▶ **Task details**
Print all of the lines exactly. Any picture among them stays out.

____

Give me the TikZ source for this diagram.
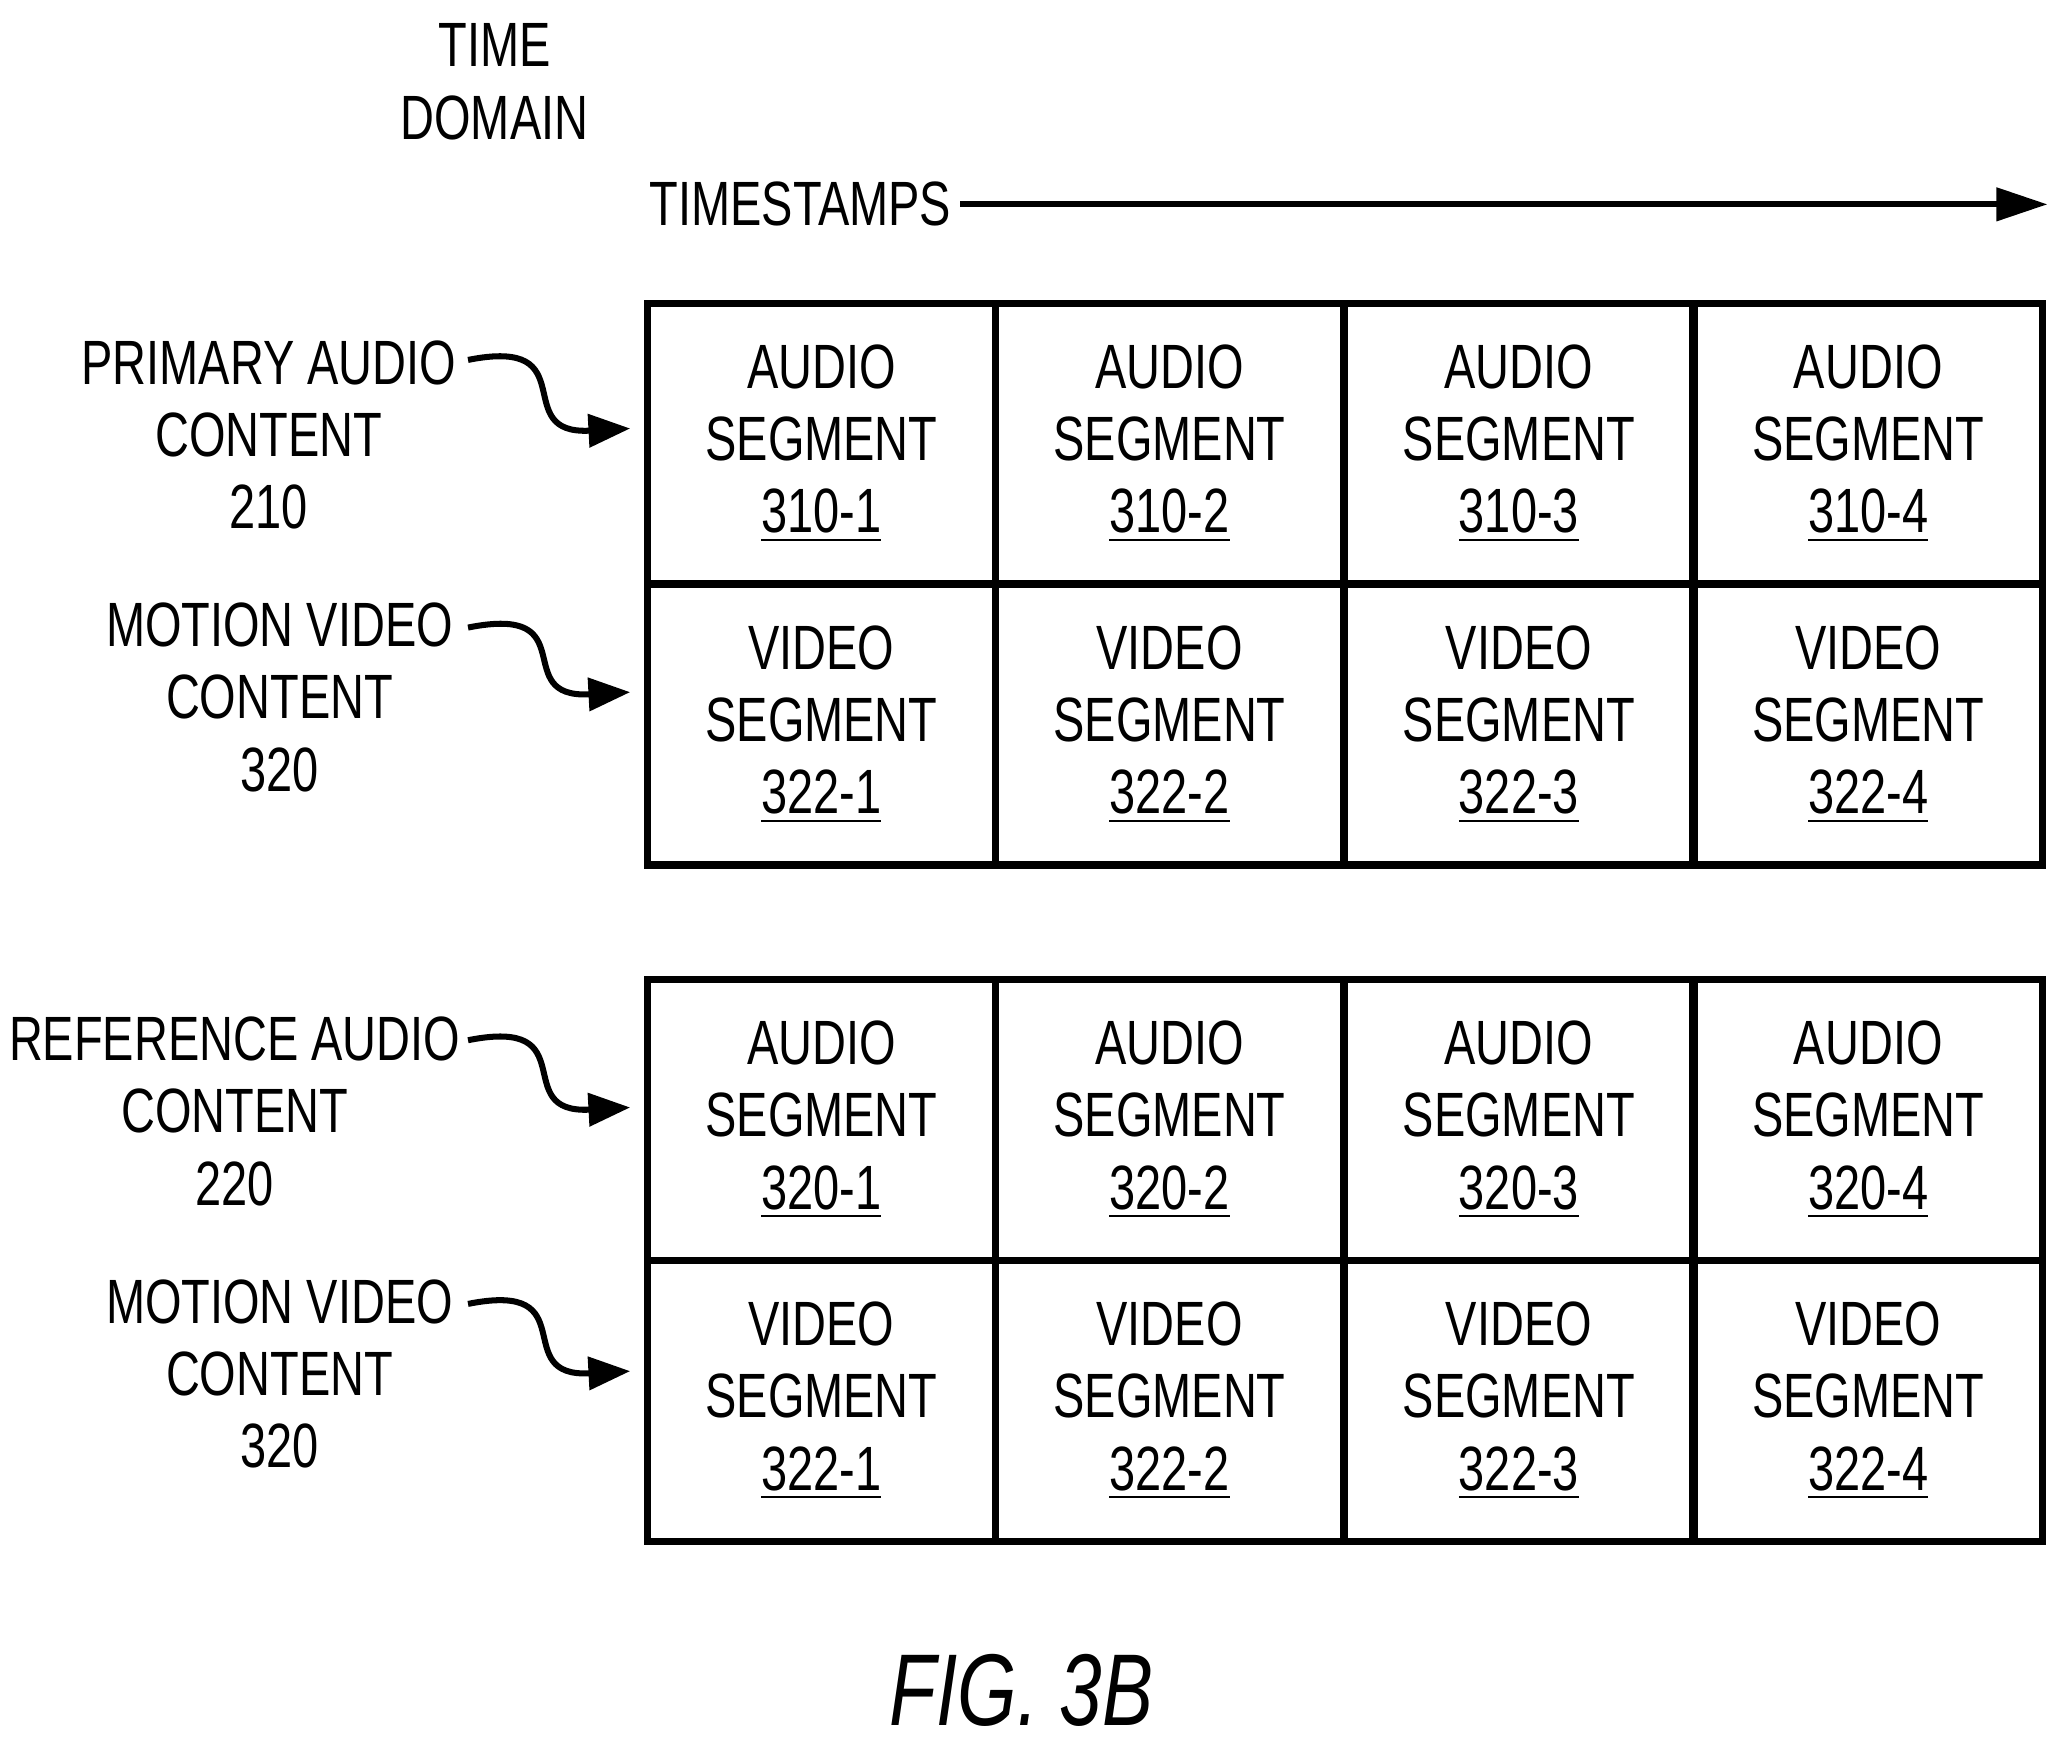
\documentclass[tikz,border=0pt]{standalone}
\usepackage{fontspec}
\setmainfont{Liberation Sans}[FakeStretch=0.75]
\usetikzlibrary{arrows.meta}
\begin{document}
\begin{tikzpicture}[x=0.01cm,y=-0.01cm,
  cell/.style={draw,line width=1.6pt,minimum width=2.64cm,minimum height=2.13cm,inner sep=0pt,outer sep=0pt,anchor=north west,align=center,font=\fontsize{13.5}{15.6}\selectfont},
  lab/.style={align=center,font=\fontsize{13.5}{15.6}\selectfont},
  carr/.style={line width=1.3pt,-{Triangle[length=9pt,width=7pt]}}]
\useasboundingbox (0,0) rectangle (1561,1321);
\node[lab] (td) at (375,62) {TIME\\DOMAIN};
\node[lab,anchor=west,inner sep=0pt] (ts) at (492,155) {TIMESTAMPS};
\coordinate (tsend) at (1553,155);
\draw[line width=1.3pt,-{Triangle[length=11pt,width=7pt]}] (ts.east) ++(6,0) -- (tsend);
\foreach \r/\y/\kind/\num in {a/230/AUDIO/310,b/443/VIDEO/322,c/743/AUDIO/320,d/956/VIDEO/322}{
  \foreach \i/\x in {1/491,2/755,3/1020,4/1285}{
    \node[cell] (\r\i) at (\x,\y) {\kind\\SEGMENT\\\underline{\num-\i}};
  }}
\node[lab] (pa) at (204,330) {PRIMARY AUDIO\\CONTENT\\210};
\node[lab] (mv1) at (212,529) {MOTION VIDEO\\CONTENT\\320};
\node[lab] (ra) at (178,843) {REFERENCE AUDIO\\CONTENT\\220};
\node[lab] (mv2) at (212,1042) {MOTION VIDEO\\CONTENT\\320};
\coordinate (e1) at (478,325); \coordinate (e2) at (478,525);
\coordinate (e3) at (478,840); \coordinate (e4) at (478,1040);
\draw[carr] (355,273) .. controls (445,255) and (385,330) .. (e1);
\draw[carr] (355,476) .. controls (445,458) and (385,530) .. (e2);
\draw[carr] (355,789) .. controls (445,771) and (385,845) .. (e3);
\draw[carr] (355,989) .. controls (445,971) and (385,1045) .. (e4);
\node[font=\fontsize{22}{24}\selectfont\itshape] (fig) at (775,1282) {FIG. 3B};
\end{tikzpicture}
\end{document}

____

▶ **Task output**
Give me the TikZ source for this diagram.
\documentclass[tikz,border=0pt]{standalone}
\usepackage{fontspec}
\setmainfont{Liberation Sans}[FakeStretch=0.75]
\usetikzlibrary{arrows.meta}
\begin{document}
\begin{tikzpicture}[x=0.01cm,y=-0.01cm,
  cell/.style={draw,line width=1.6pt,minimum width=2.64cm,minimum height=2.13cm,inner sep=0pt,outer sep=0pt,anchor=north west,align=center,font=\fontsize{13.5}{15.6}\selectfont},
  lab/.style={align=center,font=\fontsize{13.5}{15.6}\selectfont},
  carr/.style={line width=1.3pt,-{Triangle[length=9pt,width=7pt]}}]
\useasboundingbox (0,0) rectangle (1561,1321);
\node[lab] (td) at (375,62) {TIME\\DOMAIN};
\node[lab,anchor=west,inner sep=0pt] (ts) at (492,155) {TIMESTAMPS};
\coordinate (tsend) at (1553,155);
\draw[line width=1.3pt,-{Triangle[length=11pt,width=7pt]}] (ts.east) ++(6,0) -- (tsend);
\foreach \r/\y/\kind/\num in {a/230/AUDIO/310,b/443/VIDEO/322,c/743/AUDIO/320,d/956/VIDEO/322}{
  \foreach \i/\x in {1/491,2/755,3/1020,4/1285}{
    \node[cell] (\r\i) at (\x,\y) {\kind\\SEGMENT\\\underline{\num-\i}};
  }}
\node[lab] (pa) at (204,330) {PRIMARY AUDIO\\CONTENT\\210};
\node[lab] (mv1) at (212,529) {MOTION VIDEO\\CONTENT\\320};
\node[lab] (ra) at (178,843) {REFERENCE AUDIO\\CONTENT\\220};
\node[lab] (mv2) at (212,1042) {MOTION VIDEO\\CONTENT\\320};
\coordinate (e1) at (478,325); \coordinate (e2) at (478,525);
\coordinate (e3) at (478,840); \coordinate (e4) at (478,1040);
\draw[carr] (355,273) .. controls (445,255) and (385,330) .. (e1);
\draw[carr] (355,476) .. controls (445,458) and (385,530) .. (e2);
\draw[carr] (355,789) .. controls (445,771) and (385,845) .. (e3);
\draw[carr] (355,989) .. controls (445,971) and (385,1045) .. (e4);
\node[font=\fontsize{22}{24}\selectfont\itshape] (fig) at (775,1282) {FIG. 3B};
\end{tikzpicture}
\end{document}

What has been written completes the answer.